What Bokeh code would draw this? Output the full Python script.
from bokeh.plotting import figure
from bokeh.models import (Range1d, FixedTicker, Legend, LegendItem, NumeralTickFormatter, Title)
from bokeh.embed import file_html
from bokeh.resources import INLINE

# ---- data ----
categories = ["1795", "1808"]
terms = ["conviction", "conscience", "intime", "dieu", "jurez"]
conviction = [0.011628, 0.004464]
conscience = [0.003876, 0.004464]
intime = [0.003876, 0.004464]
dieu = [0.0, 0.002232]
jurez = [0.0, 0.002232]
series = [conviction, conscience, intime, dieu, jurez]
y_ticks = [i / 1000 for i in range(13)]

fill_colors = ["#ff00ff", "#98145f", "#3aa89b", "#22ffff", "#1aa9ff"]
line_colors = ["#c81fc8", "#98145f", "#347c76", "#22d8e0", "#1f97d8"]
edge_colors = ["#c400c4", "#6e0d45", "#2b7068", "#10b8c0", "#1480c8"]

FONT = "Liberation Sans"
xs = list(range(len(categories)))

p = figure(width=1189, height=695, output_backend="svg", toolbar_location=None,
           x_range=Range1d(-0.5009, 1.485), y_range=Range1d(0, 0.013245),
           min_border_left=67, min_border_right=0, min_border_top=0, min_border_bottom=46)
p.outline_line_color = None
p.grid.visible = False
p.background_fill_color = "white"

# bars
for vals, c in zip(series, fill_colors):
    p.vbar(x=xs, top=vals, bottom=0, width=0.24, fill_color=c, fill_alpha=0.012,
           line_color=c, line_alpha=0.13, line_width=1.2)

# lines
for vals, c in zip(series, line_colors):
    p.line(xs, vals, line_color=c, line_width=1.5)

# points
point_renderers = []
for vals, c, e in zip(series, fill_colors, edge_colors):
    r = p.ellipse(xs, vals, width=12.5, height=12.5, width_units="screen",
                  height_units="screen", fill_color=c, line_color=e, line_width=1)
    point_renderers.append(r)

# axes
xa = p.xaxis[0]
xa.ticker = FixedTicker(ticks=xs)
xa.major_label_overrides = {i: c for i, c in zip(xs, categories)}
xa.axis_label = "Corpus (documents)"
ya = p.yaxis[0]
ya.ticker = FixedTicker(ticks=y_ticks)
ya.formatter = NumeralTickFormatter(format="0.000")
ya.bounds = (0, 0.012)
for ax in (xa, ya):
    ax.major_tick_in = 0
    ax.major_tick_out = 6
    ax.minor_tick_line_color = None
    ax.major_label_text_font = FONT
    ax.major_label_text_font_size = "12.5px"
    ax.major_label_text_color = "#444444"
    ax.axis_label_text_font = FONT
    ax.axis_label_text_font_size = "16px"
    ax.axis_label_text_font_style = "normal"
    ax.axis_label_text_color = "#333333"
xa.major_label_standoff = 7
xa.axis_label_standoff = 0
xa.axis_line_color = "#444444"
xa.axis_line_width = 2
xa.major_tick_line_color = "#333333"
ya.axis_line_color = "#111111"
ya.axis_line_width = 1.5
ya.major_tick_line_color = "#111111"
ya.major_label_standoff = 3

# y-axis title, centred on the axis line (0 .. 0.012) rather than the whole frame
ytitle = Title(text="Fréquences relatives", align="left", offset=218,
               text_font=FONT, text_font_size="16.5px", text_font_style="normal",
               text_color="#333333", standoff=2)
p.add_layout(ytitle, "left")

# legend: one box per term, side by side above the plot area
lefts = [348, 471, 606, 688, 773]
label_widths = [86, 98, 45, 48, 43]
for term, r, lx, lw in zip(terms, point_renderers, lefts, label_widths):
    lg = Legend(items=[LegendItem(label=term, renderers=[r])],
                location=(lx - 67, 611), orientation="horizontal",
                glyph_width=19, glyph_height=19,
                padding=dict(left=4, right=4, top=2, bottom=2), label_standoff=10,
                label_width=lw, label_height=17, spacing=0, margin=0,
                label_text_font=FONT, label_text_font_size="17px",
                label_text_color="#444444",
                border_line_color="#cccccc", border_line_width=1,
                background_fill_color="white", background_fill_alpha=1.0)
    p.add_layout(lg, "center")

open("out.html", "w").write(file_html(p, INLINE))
....
▶ _What is expected_:
From the opening line of the data above through the line that contains "from bokeh.resources import INLINE", please print each line as it stands and only those lines.

▶ _Completed exercise_:
What Bokeh code would draw this? Output the full Python script.
from bokeh.plotting import figure
from bokeh.models import (Range1d, FixedTicker, Legend, LegendItem, NumeralTickFormatter, Title)
from bokeh.embed import file_html
from bokeh.resources import INLINE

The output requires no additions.